Ingeborg Levin (6 June 1953 – 10 February 2024) was a German professor in Geosciences at the Institute for Environmental Physics (IUP) of Heidelberg University. Her work with atmospheric measurements significantly contributed to the knowledge of greenhouse gas dynamics. She set up a global network that measures radiocarbon in carbon dioxide, information that can be used to verify bottom-up estimates of emissions. She uses the concentration data of several chemical species to constrain carbon emissions and help validate global atmospheric models.

== Biography ==
Levin was born in Erlangen, Germany in 1953 and studied physics at Heidelberg University. She completed her diploma thesis in 1978, on regional modeling of the atmospheric CO_{2} based on C-13 and C-14 measurements, followed by her PhD thesis in 1984 on atmospheric CO_{2} sources and sinks across the European Continent.

Levin showed an early interest in finding ways to measure greenhouse gases, especially carbon dioxide, on the regional scale and had several significant accomplishments, according to European Geosciences Union: The measurements obtained through Levin’s efforts are widely used across the geoscience community to characterise associated carbon fluxes and have proven to be extremely important for our understanding of the global carbon cycle.
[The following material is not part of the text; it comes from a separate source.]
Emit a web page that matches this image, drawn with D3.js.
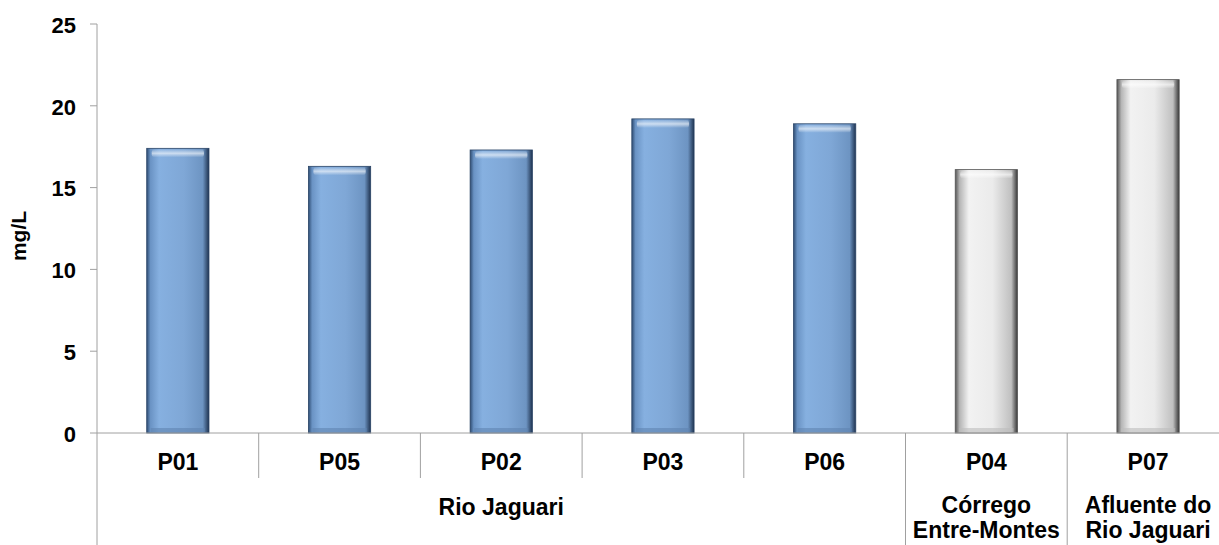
<!DOCTYPE html>
<html lang="pt">
<head>
    <meta charset="UTF-8">
    <title>mg/L por ponto</title>
    <script src="https://cdnjs.cloudflare.com/ajax/libs/d3/7.8.5/d3.min.js"></script>
    <style>
        body { margin: 0; background: #fff; font-family: "Liberation Sans", Arial, sans-serif; }
        svg text { font-weight: bold; fill: #000; }
    </style>
</head>
<body>
    <svg id="chart" width="1219" height="545"></svg>
    <script>
        // Data
        const points = ["P01", "P05", "P02", "P03", "P06", "P04", "P07"];
        const values = [17.4, 16.3, 17.3, 19.2, 18.9, 16.1, 21.6];
        const pointGroup = [0, 0, 0, 0, 0, 1, 2];
        const groups = [["Rio Jaguari"], ["Córrego", "Entre-Montes"], ["Afluente do", "Rio Jaguari"]];
        const yTicks = [0, 5, 10, 15, 20, 25];

        const svg = d3.select("#chart");
        const plotLeft = 97, axisY = 433, plotTop = 24;
        const band = 161.7;
        const fs = "22px", catFs = "23px";

        const x = d3.scaleBand().domain(points)
            .range([plotLeft, plotLeft + band * points.length]).paddingInner(0.615).paddingOuter(0.3075);
        const y = d3.scaleLinear().domain([0, 25]).range([axisY, plotTop]);

        // Gradients for the bevelled bars
        const defs = svg.append("defs");
        function grad(id, stops) {
            const g = defs.append("linearGradient").attr("id", id)
                .attr("x1", "0").attr("x2", "1").attr("y1", "0").attr("y2", "0");
            stops.forEach(s => g.append("stop").attr("offset", s[0]).attr("stop-color", s[1]));
        }
        grad("blueG", [[0, "#2f4d73"], [0.06, "#6a93c4"], [0.2, "#86b0e0"], [0.6, "#7fa7d6"], [0.9, "#6d94c2"], [1, "#1f3350"]]);
        grad("greyG", [[0, "#555"], [0.07, "#b5b5b5"], [0.22, "#f2f2f2"], [0.6, "#ebebeb"], [0.9, "#c0c0c0"], [1, "#383838"]]);
        const topG = defs.append("linearGradient").attr("id", "topG")
            .attr("x1", "0").attr("x2", "0").attr("y1", "0").attr("y2", "1");
        topG.append("stop").attr("offset", 0).attr("stop-color", "#fff").attr("stop-opacity", 0.05);
        topG.append("stop").attr("offset", 0.5).attr("stop-color", "#fff").attr("stop-opacity", 0.6);
        topG.append("stop").attr("offset", 1).attr("stop-color", "#fff").attr("stop-opacity", 0);

        // Bars
        const bars = svg.append("g").selectAll("g").data(points).enter().append("g");
        bars.append("rect")
            .attr("x", d => x(d))
            .attr("y", (d, i) => y(values[i]))
            .attr("width", x.bandwidth())
            .attr("height", (d, i) => axisY - y(values[i]))
            .attr("fill", (d, i) => pointGroup[i] === 0 ? "url(#blueG)" : "url(#greyG)")
            .attr("stroke", (d, i) => pointGroup[i] === 0 ? "#2a4466" : "#555")
            .attr("stroke-width", 0.8);
        // top bevel highlight
        bars.append("rect")
            .attr("x", d => x(d) + 5)
            .attr("y", (d, i) => y(values[i]) + 1)
            .attr("width", x.bandwidth() - 10)
            .attr("height", 8)
            .attr("rx", 3)
            .attr("fill", "url(#topG)");
        // bottom bevel shade
        bars.append("rect")
            .attr("x", d => x(d) + 4)
            .attr("y", axisY - 5)
            .attr("width", x.bandwidth() - 8)
            .attr("height", 4)
            .attr("fill", (d, i) => pointGroup[i] === 0 ? "#5f84b0" : "#bdbdbd")
            .attr("opacity", 0.6);

        // Y axis
        const axisColor = "#a0a0a0";
        svg.append("line").attr("x1", plotLeft).attr("x2", plotLeft).attr("y1", plotTop).attr("y2", 545)
            .attr("stroke", axisColor);
        const yt = svg.append("g").selectAll("g").data(yTicks).enter().append("g");
        yt.append("line").attr("x1", plotLeft - 7).attr("x2", plotLeft)
            .attr("y1", d => y(d)).attr("y2", d => y(d)).attr("stroke", axisColor);
        yt.append("text").attr("x", plotLeft - 21).attr("y", d => y(d) + 1).attr("dy", "0.35em")
            .attr("text-anchor", "end").style("font-size", fs).text(d => d);

        svg.append("text").attr("transform", `translate(26,236) rotate(-90)`)
            .attr("text-anchor", "middle").style("font-size", "21px").text("mg/L");

        // X axis
        svg.append("line").attr("x1", plotLeft).attr("x2", 1219).attr("y1", axisY).attr("y2", axisY)
            .attr("stroke", axisColor);
        points.forEach((p, i) => {
            if (i === 0) return;
            const bx = plotLeft + band * i;
            const groupEdge = pointGroup[i] !== pointGroup[i - 1];
            svg.append("line").attr("x1", bx).attr("x2", bx).attr("y1", axisY)
                .attr("y2", groupEdge ? 545 : 478).attr("stroke", axisColor);
        });
        svg.append("g").selectAll("text").data(points).enter().append("text")
            .attr("x", d => x(d) + x.bandwidth() / 2).attr("y", 470)
            .attr("text-anchor", "middle").style("font-size", catFs).text(d => d);

        // Group labels
        groups.forEach((lines, gi) => {
            const idx = points.filter((p, i) => pointGroup[i] === gi);
            const cx = (x(idx[0]) + x(idx[idx.length - 1]) + x.bandwidth()) / 2;
            const y0 = lines.length === 1 ? 515 : 513;
            lines.forEach((t, li) => {
                svg.append("text").attr("x", cx).attr("y", y0 + li * 25)
                    .attr("text-anchor", "middle").style("font-size", catFs).text(t);
            });
        });
    </script>
</body>
</html>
They have provided key insights in atmospheric and ocean sciences as well as in biogeochemistry and climate science.In 2020, she was the first woman to receive the Alfred Wegener medal from the European Geosciences Union "for fundamental contributions to our present knowledge and understanding of greenhouse gases in the atmosphere, including the global carbon cycle."

She has been the group leader of the Carbon Cycle group in the Institute for Environmental Physics for more than 20 years, and a lecturer at the Faculty of Physics and Astronomy of Heidelberg University. Since the 1990s, Levin's group has also measured the concentrations of methane and nitrogen oxides, with the aim of also using them to measure human impact.

Levin died on 10 February 2024.

== Selected works ==
Levin is widely published in the scientific literature.
- Levin, Ingeborg, and Bernd Kromer. "The tropospheric 14CO2 level in mid-latitudes of the Northern Hemisphere (1959–2003)." Radiocarbon 46, no. 3 (2004): 1261-1272.
- Levin, Ingeborg, and Vago Hesshaimer. "Radiocarbon–a unique tracer of global carbon cycle dynamics." Radiocarbon 42, no. 1 (2000): 69-80.
- Levin, Ingeborg, Tobias Naegler, Bernd Kromer, Moritz Diehl, Roger Francey, Angel Gomez-Pelaez, Paul Steele, Dietmar Wagenbach, Rolf Weller, and Douglas Worthy. "Observations and modelling of the global distribution and long-term trend of atmospheric 14CO2." Tellus B: Chemical and Physical Meteorology 62, no. 1 (2010): 26-46.